Di Mary Blindflowers©
Al gatto la tradizione sarda attribuiva poteri magici. L’animale aveva una natura ambivalente, poteva rappresentare l’incarnazione vivente di un demone maligno oppure di una forza o entità benigna. Ancora oggi si pensa che maltrattare l’elegante felino porti male.
Al gatto, soprattutto se era nero, le credenze popolari dell’Isola attribuivano la capacità di proteggere la casa dagli spiriti maligni.
Mentre per i sardi il gatto nero portava fortuna, per i Siciliani era esattamente il contrario. In Sicilia si dice che non bisogna far entrare un gatto del colore della notte dentro casa perché getterebbe il malocchio sugli abitanti1.
In Sardegna c’erano anche certi curiosi riti collegati al gatto. Per esempio quando una ragazza si comportava in modo leggero contravvenendo alle regole morali non scritte della comunità, tre fratelli o parenti della giovane aspettavano la vigilia di Natale, a mezzanotte, e quando la gente del paese ascoltava la messa, catturavano tre gatti dai colori diversi, poi utilizzando una forbice mai usata prima, tagliavano tre ciuffetti di pelo dalla coda di ciascun animale, poi con uno spago, dopo aver rimesso in libertà le tre bestiole, si provvedeva a legare insieme i peli tagliati e si faceva ritorno a casa.

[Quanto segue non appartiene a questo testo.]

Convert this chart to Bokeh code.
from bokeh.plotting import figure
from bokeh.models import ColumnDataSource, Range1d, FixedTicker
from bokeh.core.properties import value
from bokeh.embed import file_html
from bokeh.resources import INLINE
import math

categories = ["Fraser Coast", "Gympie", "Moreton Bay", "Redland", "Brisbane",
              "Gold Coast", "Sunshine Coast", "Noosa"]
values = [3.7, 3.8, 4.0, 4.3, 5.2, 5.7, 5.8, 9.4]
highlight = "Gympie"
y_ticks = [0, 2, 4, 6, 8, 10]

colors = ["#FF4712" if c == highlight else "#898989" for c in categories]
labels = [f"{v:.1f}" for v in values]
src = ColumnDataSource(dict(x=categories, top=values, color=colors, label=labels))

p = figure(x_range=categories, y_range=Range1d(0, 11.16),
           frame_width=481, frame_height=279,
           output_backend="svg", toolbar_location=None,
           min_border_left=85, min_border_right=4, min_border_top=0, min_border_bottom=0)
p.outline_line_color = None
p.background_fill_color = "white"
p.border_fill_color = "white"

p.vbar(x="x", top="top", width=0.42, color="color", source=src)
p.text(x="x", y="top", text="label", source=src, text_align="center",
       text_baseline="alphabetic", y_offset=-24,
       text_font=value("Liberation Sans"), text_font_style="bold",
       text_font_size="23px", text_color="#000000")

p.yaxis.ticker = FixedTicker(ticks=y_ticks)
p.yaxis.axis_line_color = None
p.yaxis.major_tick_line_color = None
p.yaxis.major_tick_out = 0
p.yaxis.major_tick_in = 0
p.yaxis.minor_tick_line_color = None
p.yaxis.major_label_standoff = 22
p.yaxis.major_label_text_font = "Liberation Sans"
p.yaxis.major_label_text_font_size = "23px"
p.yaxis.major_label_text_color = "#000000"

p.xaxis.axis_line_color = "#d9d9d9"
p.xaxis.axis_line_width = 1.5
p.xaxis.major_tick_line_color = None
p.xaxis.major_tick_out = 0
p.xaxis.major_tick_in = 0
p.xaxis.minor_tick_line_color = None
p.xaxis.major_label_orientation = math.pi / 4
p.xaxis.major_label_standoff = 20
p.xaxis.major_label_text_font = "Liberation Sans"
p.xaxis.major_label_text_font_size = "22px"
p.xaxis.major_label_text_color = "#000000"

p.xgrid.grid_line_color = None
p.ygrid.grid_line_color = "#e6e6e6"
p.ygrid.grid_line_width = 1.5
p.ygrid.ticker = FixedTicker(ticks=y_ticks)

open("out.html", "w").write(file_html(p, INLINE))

Il giorno successivo, si bruciavano i peli e la cenere ricavata veniva messa di nascosto nel piatto della ragazza che, in questo modo, sarebbe rinsavita ed avrebbe assunto per magia costumi più morigerati 2.
A Uri si diceva che se una donna allattava il suo piccolo e ospitava in casa una gatta che aveva avuto i gattini, gli avanzi del suo cibo dovevano essere buttati e mai dati in pasto alla gatta, altrimenti le sarebbe andato via il latte3.
Il gatto nero ha una valenza magica in tutte le culture.
Scrive Edgar Allan Poe, gigante della letteratura noir americana: “avevamo … un gatto. Quest’ultimo era un animale grande e molto bello, tutto nero ed intelligente al massimo grado. Parlando della sua intelligenza, mia moglie, non aliena da una certa superstizione, faceva frequenti allusioni all’antica credenza popolare che vedeva i gatti neri come delle streghe travestite”.
Il protagonista del labirintico ed ammaliante racconto di Poe, “Il gatto nero”, in preda ai fumi dell’alcool, prima cava l’occhio poi uccide l’animale, atto sacrilego che trascinerà l’uomo in un baratro di sventura ed abiezione segnando la sua definitiva rovina.4
“Il passo successivo fu di cercare la bestia che era stata la causa di tanta sciagura: poiché infine ero fermamente deciso a metterla a morte. Se mi fosse riuscito di trovarla allora, sul suo destino non avrebbero potuto esservi dubbi; ma, a quel che pareva, lo scaltro animale, allarmato dalla violenza della mia collera recente, si guardava bene dal mostrarmisi nell’umore in cui mi trovavo. È impossibile descrivere, o immaginare, la profonda, beata sensazione di sollievo che l’assenza dell’aborrito animale fece nascere in me. Non comparve durante la notte, e così, per una notte almeno da che m’era entrato in casa, dormii d’un sonno profondo e tranquillo; sì, dormii, pur col peso dell’assassinio sull’anima…
Mi sentii mancare, barcollai verso il muro opposto. Per un istante, gli uomini sulle scale restarono immobili: attoniti, atterriti. Un istante dopo, una dozzina di solide braccia lavoravano al muro. Cadde di schianto. Il cadavere, già putrefatto in gran parte e imbrattato di grumi di sangue, apparve, ritto in piedi, agli occhi degli spettatori. Sulla sua testa, la bocca rossa spalancata e l’unico occhio di fiamma, stava appollaiata la bestia orrenda, le cui arti mi avevano sedotto all’assassinio, e la cui voce accusatrice mi consegnava al boia”.